■ STORED DATA:
-- Begin --
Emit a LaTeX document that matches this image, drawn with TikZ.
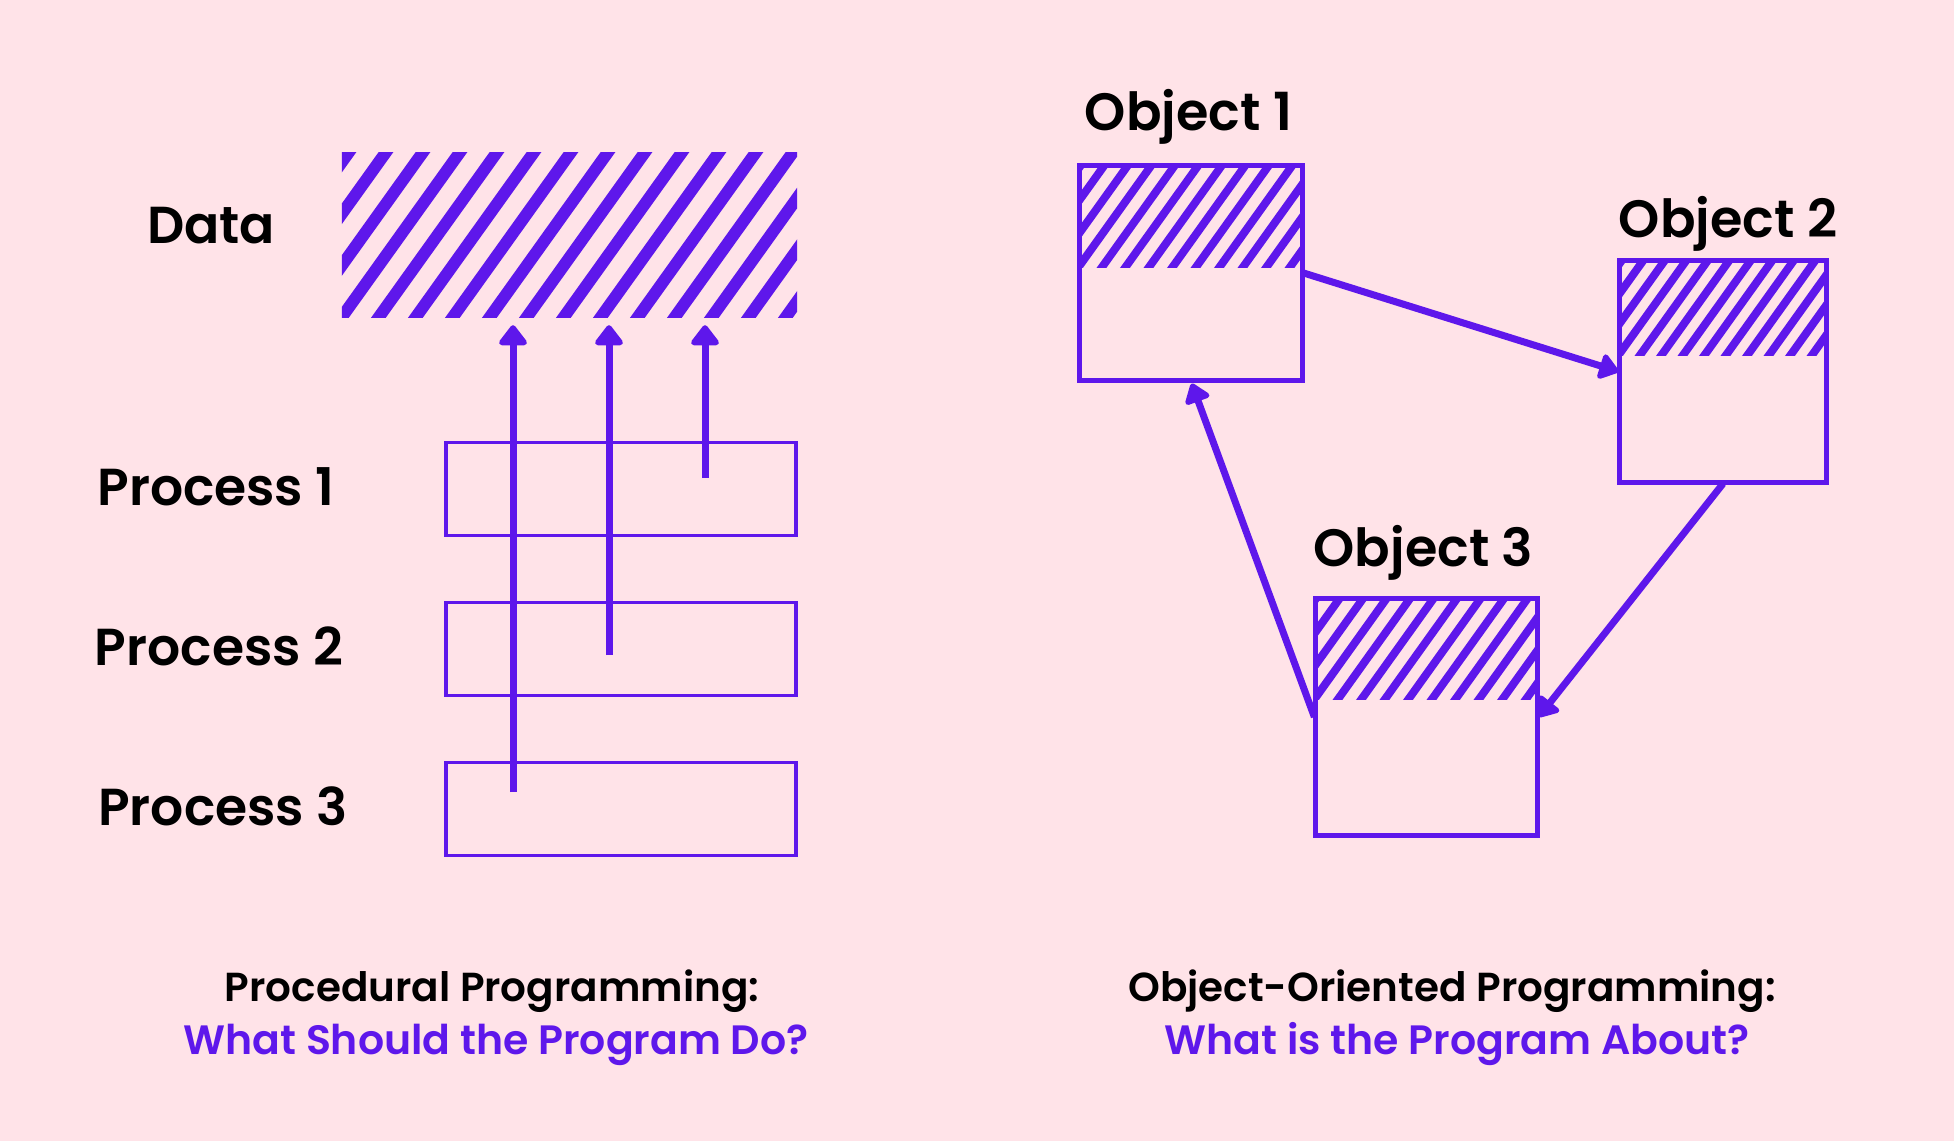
\documentclass[tikz,border=0pt]{standalone}
\usepackage{fontspec}
\IfFontExistsTF{Poppins SemiBold}{\setmainfont{Poppins}[BoldFont={Poppins SemiBold}]}{\setmainfont{Poppins}}
\usetikzlibrary{arrows.meta,positioning,calc}
\definecolor{oopurple}{HTML}{5E17EB}
\definecolor{oopink}{HTML}{FFE3E8}

% diagonal stripes inside a rectangle: corner, corner, period, stroke
\newcommand{\hatchrect}[4]{%
  \begin{scope}
    \clip (#1) rectangle (#2);
    \foreach \k in {-6,...,14}
      \draw[oopurple, line width=#4] ($(#1)+(\k*#3,0)$) ++(-200,279.4) -- ++(400,-558.8);
  \end{scope}}

\tikzset{
  lbl/.style={font=\fontsize{52}{56}\selectfont\bfseries, anchor=base, inner sep=0pt},
  objlbl/.style={font=\fontsize{52.5}{56}\selectfont\bfseries, anchor=base, inner sep=0pt},
  captop/.style={font=\fontsize{40.5}{44}\selectfont\bfseries, anchor=base, inner sep=0pt},
  capsub/.style={font=\fontsize{41}{46}\selectfont\bfseries, text=oopurple, anchor=base, inner sep=0pt},
  procbox/.style={draw=oopurple, line width=3.3pt, minimum width=350pt, minimum height=93pt, inner sep=0pt},
  objbox/.style={draw=oopurple, line width=3.3pt, inner sep=0pt},
  flow/.style={oopurple, line width=7pt, -{Triangle[width=32pt,length=22pt,round]}},
  link/.style={oopurple, line width=7pt, -{Triangle[width=29pt,length=21pt,round]}}
}

\begin{document}
\begin{tikzpicture}[x=1pt,y=-1pt]
    \fill[oopink] (0,0) rectangle (1954,1141);
    \useasboundingbox (0,0) rectangle (1954,1141);

    % Procedural side
    \node[minimum width=455pt, minimum height=164pt, inner sep=0pt] (data) at (569.5,235) {};
    \hatchrect{data.south west}{data.north east}{37}{12pt}
    \node[lbl] (datalbl) at (211,243) {Data};

    \foreach \i/\y/\x in {1/489/216, 2/649/219, 3/809/223} {
        \node[procbox] (p\i) at (621,\y) {};
        \node[lbl] (pl\i) at (\x,\y+16) {Process \i};
    }

    % Calls from the processes into the shared data
    \coordinate (s1) at (705,478);
    \coordinate (s2) at (609,655);
    \coordinate (s3) at (513,792);
    \foreach \s in {s1,s2,s3}
        \draw[flow, shorten >=8pt] (\s) -- (\s |- data.south);

    % Object-oriented side
    \node[objbox, minimum width=222pt, minimum height=214pt] (o1) at (1191,273) {};
    \node[objbox, minimum width=206pt, minimum height=221pt] (o2) at (1723,371.5) {};
    \node[objbox, minimum width=221pt, minimum height=236pt] (o3) at (1426.5,717) {};

    \coordinate (h1) at ($(o1.north west)+(0,103)$);
    \coordinate (h2) at ($(o2.north west)+(0,96)$);
    \coordinate (h3) at ($(o3.north west)+(0,102)$);
    \hatchrect{h1}{o1.north east}{23.5}{8pt}
    \hatchrect{h2}{o2.north east}{21.5}{8pt}
    \hatchrect{h3}{o3.north east}{23.5}{8pt}
    \foreach \o in {o1,o2,o3}
        \draw[oopurple, line width=3.3pt] (\o.north west) rectangle (\o.south east);

    \node[objlbl] (ol1) at (1188.5,130) {Object 1};
    \node[objlbl] (ol2) at (1728,237) {Object 2};
    \node[objlbl] (ol3) at (1423.5,566) {Object 3};

    % Messages between objects
    \draw[link] (o1.east) -- (o2.west);
    \draw[link] (o2.south) -- (o3.east);
    \draw[link, shorten >=2pt] (o3.west) -- (o1.south);

    % Captions
    \node[captop] (cap1) at (492,1001) {Procedural Programming:};
    \node[capsub] (sub1) at (496,1054) {What Should the Program Do?};
    \node[captop] (cap2) at (1452,1001) {Object-Oriented Programming:};
    \node[capsub] (sub2) at (1457,1054) {What is the Program About?};
\end{tikzpicture}
\end{document}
-- End --
Go through the data above and transcribe it in full, omitting any image.

■ WRITTEN ANSWER:
Emit a LaTeX document that matches this image, drawn with TikZ.
\documentclass[tikz,border=0pt]{standalone}
\usepackage{fontspec}
\IfFontExistsTF{Poppins SemiBold}{\setmainfont{Poppins}[BoldFont={Poppins SemiBold}]}{\setmainfont{Poppins}}
\usetikzlibrary{arrows.meta,positioning,calc}
\definecolor{oopurple}{HTML}{5E17EB}
\definecolor{oopink}{HTML}{FFE3E8}

% diagonal stripes inside a rectangle: corner, corner, period, stroke
\newcommand{\hatchrect}[4]{%
  \begin{scope}
    \clip (#1) rectangle (#2);
    \foreach \k in {-6,...,14}
      \draw[oopurple, line width=#4] ($(#1)+(\k*#3,0)$) ++(-200,279.4) -- ++(400,-558.8);
  \end{scope}}

\tikzset{
  lbl/.style={font=\fontsize{52}{56}\selectfont\bfseries, anchor=base, inner sep=0pt},
  objlbl/.style={font=\fontsize{52.5}{56}\selectfont\bfseries, anchor=base, inner sep=0pt},
  captop/.style={font=\fontsize{40.5}{44}\selectfont\bfseries, anchor=base, inner sep=0pt},
  capsub/.style={font=\fontsize{41}{46}\selectfont\bfseries, text=oopurple, anchor=base, inner sep=0pt},
  procbox/.style={draw=oopurple, line width=3.3pt, minimum width=350pt, minimum height=93pt, inner sep=0pt},
  objbox/.style={draw=oopurple, line width=3.3pt, inner sep=0pt},
  flow/.style={oopurple, line width=7pt, -{Triangle[width=32pt,length=22pt,round]}},
  link/.style={oopurple, line width=7pt, -{Triangle[width=29pt,length=21pt,round]}}
}

\begin{document}
\begin{tikzpicture}[x=1pt,y=-1pt]
    \fill[oopink] (0,0) rectangle (1954,1141);
    \useasboundingbox (0,0) rectangle (1954,1141);

    % Procedural side
    \node[minimum width=455pt, minimum height=164pt, inner sep=0pt] (data) at (569.5,235) {};
    \hatchrect{data.south west}{data.north east}{37}{12pt}
    \node[lbl] (datalbl) at (211,243) {Data};

    \foreach \i/\y/\x in {1/489/216, 2/649/219, 3/809/223} {
        \node[procbox] (p\i) at (621,\y) {};
        \node[lbl] (pl\i) at (\x,\y+16) {Process \i};
    }

    % Calls from the processes into the shared data
    \coordinate (s1) at (705,478);
    \coordinate (s2) at (609,655);
    \coordinate (s3) at (513,792);
    \foreach \s in {s1,s2,s3}
        \draw[flow, shorten >=8pt] (\s) -- (\s |- data.south);

    % Object-oriented side
    \node[objbox, minimum width=222pt, minimum height=214pt] (o1) at (1191,273) {};
    \node[objbox, minimum width=206pt, minimum height=221pt] (o2) at (1723,371.5) {};
    \node[objbox, minimum width=221pt, minimum height=236pt] (o3) at (1426.5,717) {};

    \coordinate (h1) at ($(o1.north west)+(0,103)$);
    \coordinate (h2) at ($(o2.north west)+(0,96)$);
    \coordinate (h3) at ($(o3.north west)+(0,102)$);
    \hatchrect{h1}{o1.north east}{23.5}{8pt}
    \hatchrect{h2}{o2.north east}{21.5}{8pt}
    \hatchrect{h3}{o3.north east}{23.5}{8pt}
    \foreach \o in {o1,o2,o3}
        \draw[oopurple, line width=3.3pt] (\o.north west) rectangle (\o.south east);

    \node[objlbl] (ol1) at (1188.5,130) {Object 1};
    \node[objlbl] (ol2) at (1728,237) {Object 2};
    \node[objlbl] (ol3) at (1423.5,566) {Object 3};

    % Messages between objects
    \draw[link] (o1.east) -- (o2.west);
    \draw[link] (o2.south) -- (o3.east);
    \draw[link, shorten >=2pt] (o3.west) -- (o1.south);

    % Captions
    \node[captop] (cap1) at (492,1001) {Procedural Programming:};
    \node[capsub] (sub1) at (496,1054) {What Should the Program Do?};
    \node[captop] (cap2) at (1452,1001) {Object-Oriented Programming:};
    \node[capsub] (sub2) at (1457,1054) {What is the Program About?};
\end{tikzpicture}
\end{document}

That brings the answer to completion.